I CAMBIAMENTI – Negli ultimi anni il calcio ha subito una grande trasformazione in senso tattico. Da parecchio tempo, infatti, per identificare la disposizione in campo delle squadre si usano formule ben definite. Il 4-4-2, 4-3-3, il 3-4-3, il 3-5-2 fanno parte del linguaggio calcistico e vengono riferite soprattutto la numero dei difensori schierati. Il tempo e l’esperienza ha poi indotto gli allenatori a delle variazioni di questo moduli, sicché il 3-4-3, per esempio, viene declinato nel calcio moderno come 3-4-2-1, che al posto tre attaccanti utilizza due trequartisti (o mezze punte) ed un attaccante puro. Altra variante 3-4-1-2 in cui un ‘play’ agisce a supporto di due punte di ruolo. Il 3-5-2, la famosa difesa a tre, é uno schema molto diffuso nel nostro campionato anche per la sua duttilità.

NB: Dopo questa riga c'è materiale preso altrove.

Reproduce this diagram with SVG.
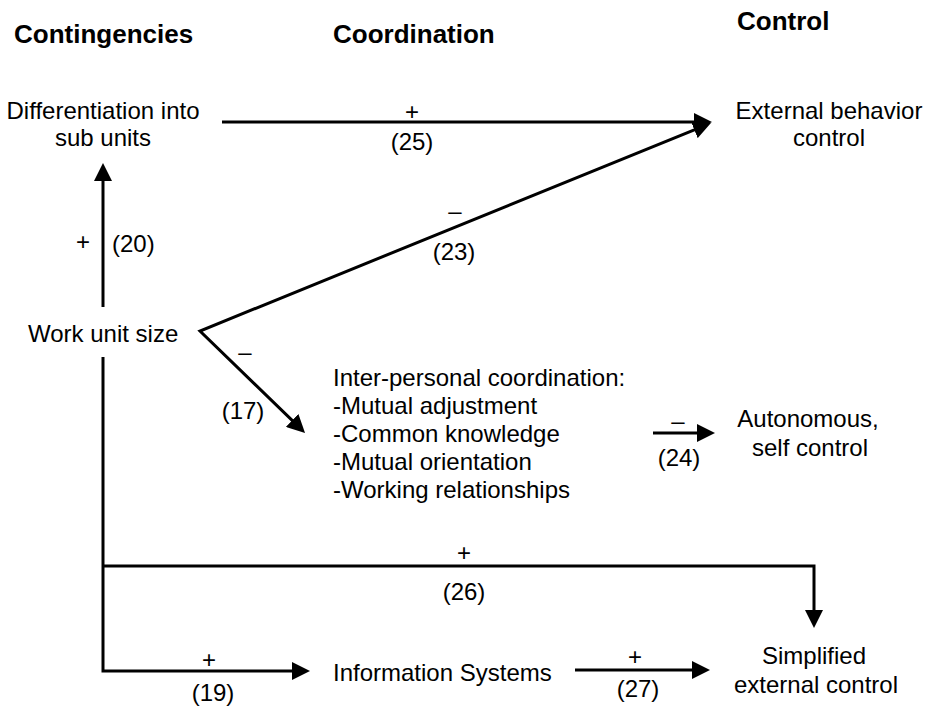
<svg xmlns="http://www.w3.org/2000/svg" width="927" height="707" viewBox="0 0 927 707">
  <style>
    text { font-family: "Liberation Sans", Arial, sans-serif; font-size: 24px; fill: #000; }
    .head { font-weight: bold; font-size: 26px; }
    .mid { text-anchor: middle; }
    .conn { fill: none; stroke: #000; stroke-width: 3; stroke-linejoin: miter; stroke-miterlimit: 10; }
  </style>
  <defs>
    <marker id="arrow" markerUnits="userSpaceOnUse" markerWidth="18" markerHeight="18" viewBox="0 0 18 18" refX="4" refY="9" orient="auto-start-reverse">
      <path d="M0,0 L18,9 L0,18 Z" fill="#000"/>
    </marker>
  </defs>

  <rect width="927" height="707" fill="#fff"/>

  <!-- column headings -->
  <g id="headings">
    <text class="head" x="14" y="43">Contingencies</text>
    <text class="head" x="333" y="43">Coordination</text>
    <text class="head" x="737" y="30">Control</text>
  </g>

  <!-- nodes -->
  <g id="differentiation">
    <text class="mid" x="103" y="119">Differentiation into</text>
    <text class="mid" x="103" y="146">sub units</text>
  </g>
  <g id="external-behavior-control">
    <text class="mid" x="829" y="119">External behavior</text>
    <text class="mid" x="829" y="146">control</text>
  </g>
  <g id="work-unit-size">
    <text x="28" y="342">Work unit size</text>
  </g>
  <g id="interpersonal-coordination">
    <text x="333" y="386">Inter-personal coordination:</text>
    <text x="333" y="414">-Mutual adjustment</text>
    <text x="333" y="442">-Common knowledge</text>
    <text x="333" y="470">-Mutual orientation</text>
    <text x="333" y="498">-Working relationships</text>
  </g>
  <g id="autonomous-self-control">
    <text class="mid" x="808" y="427">Autonomous,</text>
    <text class="mid" x="810" y="456">self control</text>
  </g>
  <g id="information-systems">
    <text x="333" y="681">Information Systems</text>
  </g>
  <g id="simplified-external-control">
    <text class="mid" x="814" y="664">Simplified</text>
    <text class="mid" x="816" y="693">external control</text>
  </g>

  <!-- connectors -->
  <g id="connectors">
    <!-- (20) work unit size -> differentiation -->
    <path class="conn" d="M103,307 V177" marker-end="url(#arrow)"/>
    <!-- (25) differentiation -> external behavior control -->
    <path class="conn" d="M222,122 H698" marker-end="url(#arrow)"/>
    <!-- (23) and (17) leaving work unit size -->
    <path class="conn" d="M698,128.3 L200,331 L295,423.2" marker-start="url(#arrow)" marker-end="url(#arrow)"/>
    <!-- (24) coordination -> autonomous control -->
    <path class="conn" d="M653,433 H701" marker-end="url(#arrow)"/>
    <!-- (19) work unit size -> information systems -->
    <path class="conn" d="M103,357 V671 H296" marker-end="url(#arrow)"/>
    <!-- (26) work unit size -> simplified external control -->
    <path class="conn" d="M103,566 H814 V614" marker-end="url(#arrow)"/>
    <!-- (27) information systems -> simplified external control -->
    <path class="conn" d="M575,670 H696" marker-end="url(#arrow)"/>
  </g>

  <!-- connector labels -->
  <g id="labels">
    <text x="83" y="250" class="mid">+</text>
    <text x="112" y="252">(20)</text>
    <text x="412" y="120" class="mid">+</text>
    <text x="412" y="150" class="mid">(25)</text>
    <text x="455" y="219" class="mid">–</text>
    <text x="454" y="260" class="mid">(23)</text>
    <text x="245" y="360" class="mid">–</text>
    <text x="243" y="419" class="mid">(17)</text>
    <text x="678" y="429" class="mid">–</text>
    <text x="679" y="466" class="mid">(24)</text>
    <text x="464" y="561" class="mid">+</text>
    <text x="464" y="600" class="mid">(26)</text>
    <text x="209" y="668" class="mid">+</text>
    <text x="213" y="701" class="mid">(19)</text>
    <text x="635" y="665" class="mid">+</text>
    <text x="638" y="697" class="mid">(27)</text>
  </g>
</svg>
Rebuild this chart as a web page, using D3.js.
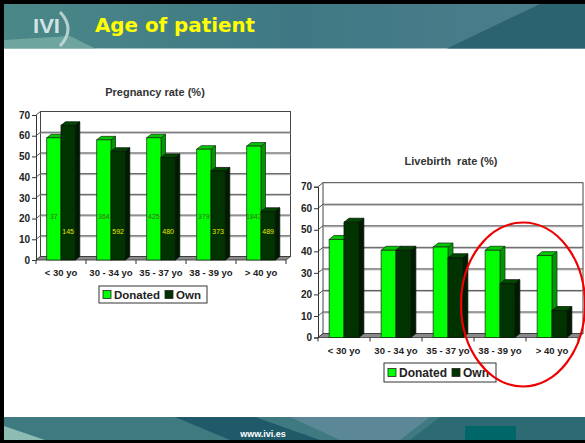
<!DOCTYPE html>
<html>
<head>
<meta charset="utf-8">
<script src="https://cdn.jsdelivr.net/npm/d3@7"></script>
<style>
  html, body { margin: 0; padding: 0; background: #fff; }
  svg { display: block; }
</style>
</head>
<body>
<div id="slide"></div>
<script>
// Data
const categories = ["< 30 yo", "30 - 34 yo", "35 - 37 yo", "38 - 39 yo", "> 40 yo"];
const seriesNames = ["Donated", "Own"];
const pregDonated = [59, 58, 59, 53.5, 55];
const pregOwn = [65, 52.5, 49.5, 43, 23.5];
const pregDonatedN = ["37", "364", "425", "379", "1843"];
const pregOwnN = ["145", "592", "480", "373", "489"];
const liveDonated = [45.5, 40.5, 42, 40.5, 38];
const liveOwn = [53.5, 40.5, 37, 25, 12.5];
const yTicks = [0, 10, 20, 30, 40, 50, 60, 70];

const W = 585, H = 443;
const FONT = "'Liberation Sans', Arial, sans-serif";
const colors = {
  Donated: { front: "#00ff00", side: "#009a00", top: "#00c800", stroke: "#1c3a1c" },
  Own: { front: "#003300", side: "#001c00", top: "#004a00", stroke: "#0a140a" }
};

const svg = d3.select("#slide").append("svg")
  .attr("width", W).attr("height", H)
  .style("font-family", FONT);

// ---- slide frame, header and footer ----
svg.append("rect").attr("width", W).attr("height", H).attr("fill", "#000");
svg.append("rect").attr("x", 4).attr("y", 4).attr("width", W - 4).attr("height", 436).attr("fill", "#fff");

const defs = svg.append("defs");
const hg = defs.append("linearGradient").attr("id", "hdr").attr("x1", "0").attr("x2", "1");
hg.append("stop").attr("offset", "0").attr("stop-color", "#4a8888");
hg.append("stop").attr("offset", "0.5").attr("stop-color", "#3f7884");
hg.append("stop").attr("offset", "1").attr("stop-color", "#4e7f8e");

const header = svg.append("g");
header.append("rect").attr("x", 4).attr("y", 4).attr("width", W - 4).attr("height", 44.5).attr("fill", "url(#hdr)");
header.append("path").attr("d", "M4,40 L70,36 L95,48.5 L4,48.5Z").attr("fill", "#7fb2aa").attr("opacity", 0.7);
header.append("path").attr("d", "M447,48.5 L540,4 L585,4 L585,48.5Z").attr("fill", "#2c6370");
header.append("path").attr("d", "M60,12 Q76,29 60,46").attr("fill", "none")
  .attr("stroke", "#c9dada").attr("stroke-width", 3).attr("opacity", 0.85);
header.append("text").attr("x", 33).attr("y", 33).attr("textLength", 27).attr("lengthAdjust", "spacingAndGlyphs")
  .attr("fill", "#d5e2e2").attr("font-size", 20).attr("font-weight", "bold").text("IVI");
header.append("text").attr("x", 95).attr("y", 32).attr("textLength", 160).attr("lengthAdjust", "spacingAndGlyphs")
  .attr("fill", "#ffff00").attr("font-size", 20).attr("font-weight", "bold")
  .style("font-family", "'Comic Sans MS', 'DejaVu Sans', sans-serif").text("Age of patient");

const footer = svg.append("g");
footer.append("rect").attr("x", 4).attr("y", 417).attr("width", W - 4).attr("height", 23).attr("fill", "#3f7a80");
footer.append("path").attr("d", "M4,426 L45,440 L4,440Z").attr("fill", "#8cbcb2");
footer.append("path").attr("d", "M175,417 L255,417 L320,440 L230,440Z").attr("fill", "#205a68");
footer.append("path").attr("d", "M290,417 L430,417 L400,440 L340,440Z").attr("fill", "#5b8796");
footer.append("path").attr("d", "M440,417 L585,417 L585,440 L410,440Z").attr("fill", "#2e6a74");
footer.append("rect").attr("x", 465).attr("y", 426).attr("width", 51).attr("height", 14).attr("fill", "#006668");
footer.append("text").attr("x", 263).attr("y", 437).attr("text-anchor", "middle")
  .attr("fill", "#fff").attr("font-size", 9).attr("font-weight", "bold").text("www.ivi.es");

// ---- a 3D clustered column chart ----
function drawChart(cfg) {
  const g = svg.append("g");
  const [dx, dy] = cfg.depth;
  const x = d3.scaleBand().domain(categories).range(cfg.xRange);
  const sub = d3.scaleBand().domain(seriesNames).range([0, x.bandwidth()]).paddingOuter(0.75);
  const y = d3.scaleLinear().domain([0, 70]).range(cfg.yRange);
  const [x0, x1] = cfg.xRange;
  const y0 = y(0), yT = y(70);

  // back wall
  g.append("rect").attr("x", x0 + dx).attr("y", yT + dy)
    .attr("width", x1 - x0).attr("height", y0 - yT)
    .attr("fill", "#fff").attr("stroke", "#444").attr("stroke-width", 1);

  // gridlines on wall + left wall diagonals
  const grid = yTicks.filter(v => v > 0 && v < 70);
  g.selectAll(".gl2").data(grid).join("line")
    .attr("x1", x0 + dx).attr("x2", x1 + dx)
    .attr("y1", v => y(v) + dy + 1).attr("y2", v => y(v) + dy + 1)
    .attr("stroke", "#b0b0b0");
  g.selectAll(".gl").data(grid).join("line")
    .attr("x1", x0 + dx).attr("x2", x1 + dx)
    .attr("y1", v => y(v) + dy).attr("y2", v => y(v) + dy)
    .attr("stroke", "#555");
  g.selectAll(".dg").data(yTicks).join("line")
    .attr("x1", x0).attr("x2", x0 + dx)
    .attr("y1", v => y(v)).attr("y2", v => y(v) + dy)
    .attr("stroke", "#555");

  // floor
  g.append("path")
    .attr("d", `M${x0},${y0}L${x1},${y0}L${x1 + dx},${y0 + dy}L${x0 + dx},${y0 + dy}Z`)
    .attr("fill", "#8a8a8a").attr("stroke", "#333").attr("stroke-width", 0.8);

  // bars
  const bw = sub.bandwidth();
  categories.forEach((c, i) => {
    seriesNames.forEach((s, j) => {
      const v = cfg.values[j][i];
      const bx = x(c) + sub(s), yt = y(v);
      const col = colors[s];
      const bar = g.append("g");
      bar.append("path")
        .attr("d", `M${bx + bw},${yt}L${bx + bw + dx},${yt + dy}L${bx + bw + dx},${y0 + dy}L${bx + bw},${y0}Z`)
        .attr("fill", col.side).attr("stroke", col.stroke).attr("stroke-width", 0.8);
      bar.append("path")
        .attr("d", `M${bx},${yt}L${bx + dx},${yt + dy}L${bx + bw + dx},${yt + dy}L${bx + bw},${yt}Z`)
        .attr("fill", col.top).attr("stroke", col.stroke).attr("stroke-width", 0.8);
      bar.append("rect").attr("x", bx).attr("y", yt).attr("width", bw).attr("height", y0 - yt)
        .attr("fill", col.front).attr("stroke", col.stroke).attr("stroke-width", 0.8);
    });
  });

  // data labels (counts)
  if (cfg.counts) {
    const lab = [{ pos: 21, fill: "#3d6b1e" }, { pos: 14, fill: "#e8e800" }];
    seriesNames.forEach((s, j) => {
      g.selectAll(null).data(categories).join("text")
        .attr("x", c => x(c) + sub(s) + bw / 2)
        .attr("y", y(lab[j].pos) + 2.5)
        .attr("text-anchor", "middle").attr("font-size", 7).attr("fill", lab[j].fill)
        .text((c, i) => cfg.counts[j][i]);
    });
  }

  // y axis
  const ya = g.append("g").attr("transform", `translate(${x0},0)`)
    .call(d3.axisLeft(y).tickValues(yTicks).tickSize(4).tickPadding(2));
  ya.select(".domain").attr("stroke", "#333");
  ya.selectAll(".tick line").attr("stroke", "#333");
  ya.selectAll("text").attr("font-size", 10).attr("font-weight", "bold").attr("fill", "#222")
    .style("font-family", FONT);

  // x ticks at band edges, labels in band centres
  const edges = categories.map(c => x(c)).concat([x1]);
  g.selectAll(".xt").data(edges).join("line")
    .attr("x1", d => d).attr("x2", d => d).attr("y1", y0).attr("y2", y0 + 4)
    .attr("stroke", "#333");
  g.selectAll(".xl").data(categories).join("text")
    .attr("x", c => x(c) + x.bandwidth() / 2).attr("y", cfg.labelY)
    .attr("text-anchor", "middle").attr("font-size", 9.5).attr("font-weight", "bold").attr("fill", "#222")
    .text(c => c);

  // title
  g.append("text").attr("x", cfg.titleX).attr("y", cfg.titleY).attr("text-anchor", "middle")
    .attr("font-size", 11).attr("font-weight", "bold").attr("fill", "#333")
    .style("white-space", "pre").text(cfg.title);

  // legend
  const [lx, ly, lw, lh] = cfg.legend;
  const lg = g.append("g");
  lg.append("rect").attr("x", lx).attr("y", ly).attr("width", lw).attr("height", lh)
    .attr("fill", "#fff").attr("stroke", "#333");
  let cx = lx + 4;
  seriesNames.forEach(s => {
    lg.append("rect").attr("x", cx).attr("y", ly + lh / 2 - 4).attr("width", 8).attr("height", 8)
      .attr("fill", colors[s].front).attr("stroke", "#222").attr("stroke-width", 0.8);
    const t = lg.append("text").attr("x", cx + 11).attr("y", ly + lh / 2 + 4)
      .attr("font-size", cfg.legendFont).attr("font-weight", "bold").attr("fill", "#222").text(s);
    cx += 11 + t.node().getComputedTextLength() + 5;
  });
  return { g, x, y };
}

drawChart({
  xRange: [36, 286], yRange: [260, 115], depth: [4.5, -3.5],
  values: [pregDonated, pregOwn], counts: [pregDonatedN, pregOwnN],
  title: "Pregnancy rate (%)", titleX: 155, titleY: 95.5, labelY: 276,
  legend: [99, 286, 108, 17], legendFont: 11.5
});

const c2 = drawChart({
  xRange: [318, 578], yRange: [337.5, 186.7], depth: [5, -4],
  values: [liveDonated, liveOwn],
  title: "Livebirth  rate (%)", titleX: 451, titleY: 164.5, labelY: 353.5,
  legend: [384, 363, 112, 19], legendFont: 12
});

// red annotation ellipse around the two oldest groups
svg.append("ellipse").attr("cx", 523).attr("cy", 304.5).attr("rx", 62).attr("ry", 82)
  .attr("fill", "none").attr("stroke", "#ee0000").attr("stroke-width", 2.2);
</script>
</body>
</html>
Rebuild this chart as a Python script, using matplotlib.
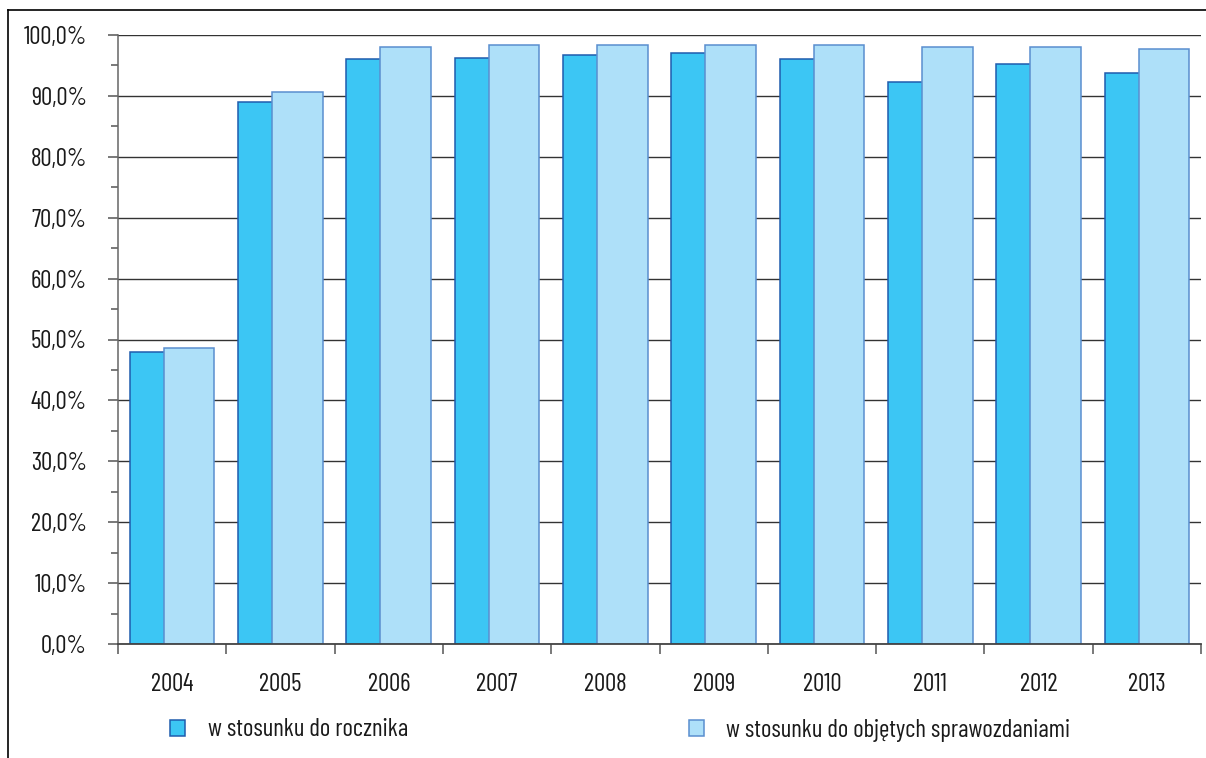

In fase di non possesso si può modificare in 5-3-2 allorquando la partita richiede una copertura maggiore; diventa un 3-4-3 se si vuole aumentare il potenziale offensivo.
LE TRANSIZIONI – Una delle ultime novità del calcio moderno riguarda le rapide variazioni di atteggiamento tattico nel corso della stessa partita in rapporto al possesso palla. Si chiamano ‘transizioni’ e sono necessarie quando dalla fase di possesso-palla si passa a quella di non possesso e viceversa. Nel corso di una partita di calcio sono frequentissime, basta un passaggio sbagliato, un controllo difettoso, un rimpallo perché cambi la fase di gioco. La squadra deve essere pronta ad adattarsi a anche tatticamente a questi momenti. La ‘transizioni’ si definiscono positive quando si passa dal non possesso palla alla conquista della palla. Sono definite negative invece, quando, al contrario si passa dalla fase di possesso-palla a quella di non possesso. In questo calcio, sempre più fisico e veloce, è aumentata a dismisura anche la necessità di tenere palla e gestire il gioco perché meno dispendioso sul piano fisico, quindi di applicare un modulo offensivo. Al contempo é cresciuta la necessità di essere pronti agli improvvisi capovolgimenti di fronte, mettendo in atto ciò che prevedono le transizioni in termini di schieramento e cambi di posizione.